## [Written instruction]
Extract the lines of the material below, beginning with the first and ending with the line that holds "dom_y = [py(cy + r), py(cy - r)]". Skip every picture.

## [Dataset content]

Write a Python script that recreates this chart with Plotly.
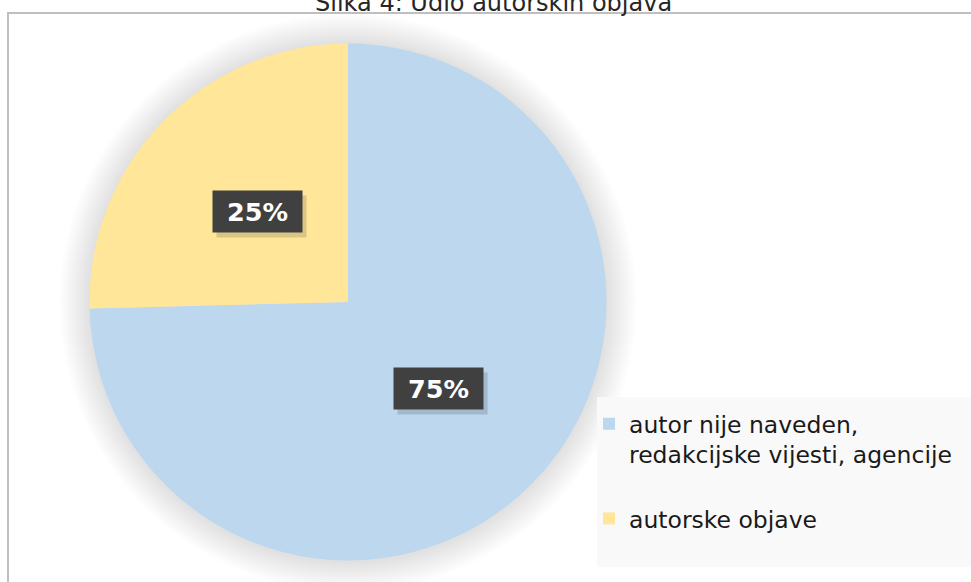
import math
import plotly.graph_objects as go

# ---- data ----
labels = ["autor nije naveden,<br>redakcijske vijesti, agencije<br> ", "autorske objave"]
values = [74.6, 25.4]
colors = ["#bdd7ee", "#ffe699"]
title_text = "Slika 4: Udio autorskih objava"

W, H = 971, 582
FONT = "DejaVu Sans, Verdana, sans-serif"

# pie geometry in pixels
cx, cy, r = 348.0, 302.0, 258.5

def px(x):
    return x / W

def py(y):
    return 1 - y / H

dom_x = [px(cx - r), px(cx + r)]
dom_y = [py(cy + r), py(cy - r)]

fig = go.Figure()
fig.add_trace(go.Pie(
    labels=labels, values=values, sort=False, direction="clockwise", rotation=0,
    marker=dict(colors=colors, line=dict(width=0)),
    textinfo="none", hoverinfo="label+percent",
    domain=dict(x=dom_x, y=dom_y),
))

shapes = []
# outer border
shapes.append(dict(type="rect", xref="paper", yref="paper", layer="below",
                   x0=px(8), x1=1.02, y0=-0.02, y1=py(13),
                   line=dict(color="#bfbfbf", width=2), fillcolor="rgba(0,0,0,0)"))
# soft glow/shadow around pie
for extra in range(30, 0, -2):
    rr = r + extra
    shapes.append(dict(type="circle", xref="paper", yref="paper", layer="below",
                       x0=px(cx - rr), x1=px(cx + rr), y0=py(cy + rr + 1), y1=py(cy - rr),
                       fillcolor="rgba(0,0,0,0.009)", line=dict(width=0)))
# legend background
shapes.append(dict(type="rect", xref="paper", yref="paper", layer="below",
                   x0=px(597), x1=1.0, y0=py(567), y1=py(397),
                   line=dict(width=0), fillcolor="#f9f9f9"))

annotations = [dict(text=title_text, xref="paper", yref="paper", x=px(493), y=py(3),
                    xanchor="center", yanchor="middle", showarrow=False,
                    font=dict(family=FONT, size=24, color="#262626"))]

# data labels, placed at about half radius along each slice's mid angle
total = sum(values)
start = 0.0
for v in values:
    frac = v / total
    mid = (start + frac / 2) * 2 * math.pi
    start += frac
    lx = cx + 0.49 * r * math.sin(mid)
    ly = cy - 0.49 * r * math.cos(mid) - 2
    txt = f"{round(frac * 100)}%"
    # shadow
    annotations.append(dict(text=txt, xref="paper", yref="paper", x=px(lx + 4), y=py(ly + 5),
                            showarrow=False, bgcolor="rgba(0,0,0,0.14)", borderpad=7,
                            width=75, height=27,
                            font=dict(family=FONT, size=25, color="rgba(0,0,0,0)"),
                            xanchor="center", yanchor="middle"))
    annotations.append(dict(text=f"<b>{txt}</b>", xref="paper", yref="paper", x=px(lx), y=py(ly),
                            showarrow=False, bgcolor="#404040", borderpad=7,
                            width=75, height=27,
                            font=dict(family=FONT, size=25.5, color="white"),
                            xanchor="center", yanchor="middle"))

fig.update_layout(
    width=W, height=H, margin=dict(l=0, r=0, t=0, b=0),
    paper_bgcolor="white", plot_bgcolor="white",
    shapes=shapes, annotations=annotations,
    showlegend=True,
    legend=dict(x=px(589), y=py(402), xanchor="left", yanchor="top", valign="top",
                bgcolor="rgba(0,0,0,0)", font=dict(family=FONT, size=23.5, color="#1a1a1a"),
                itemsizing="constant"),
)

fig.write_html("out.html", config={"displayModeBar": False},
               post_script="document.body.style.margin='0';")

## [Output for this exercise]
Write a Python script that recreates this chart with Plotly.
import math
import plotly.graph_objects as go

# ---- data ----
labels = ["autor nije naveden,<br>redakcijske vijesti, agencije<br> ", "autorske objave"]
values = [74.6, 25.4]
colors = ["#bdd7ee", "#ffe699"]
title_text = "Slika 4: Udio autorskih objava"

W, H = 971, 582
FONT = "DejaVu Sans, Verdana, sans-serif"

# pie geometry in pixels
cx, cy, r = 348.0, 302.0, 258.5

def px(x):
    return x / W

def py(y):
    return 1 - y / H

dom_x = [px(cx - r), px(cx + r)]
dom_y = [py(cy + r), py(cy - r)]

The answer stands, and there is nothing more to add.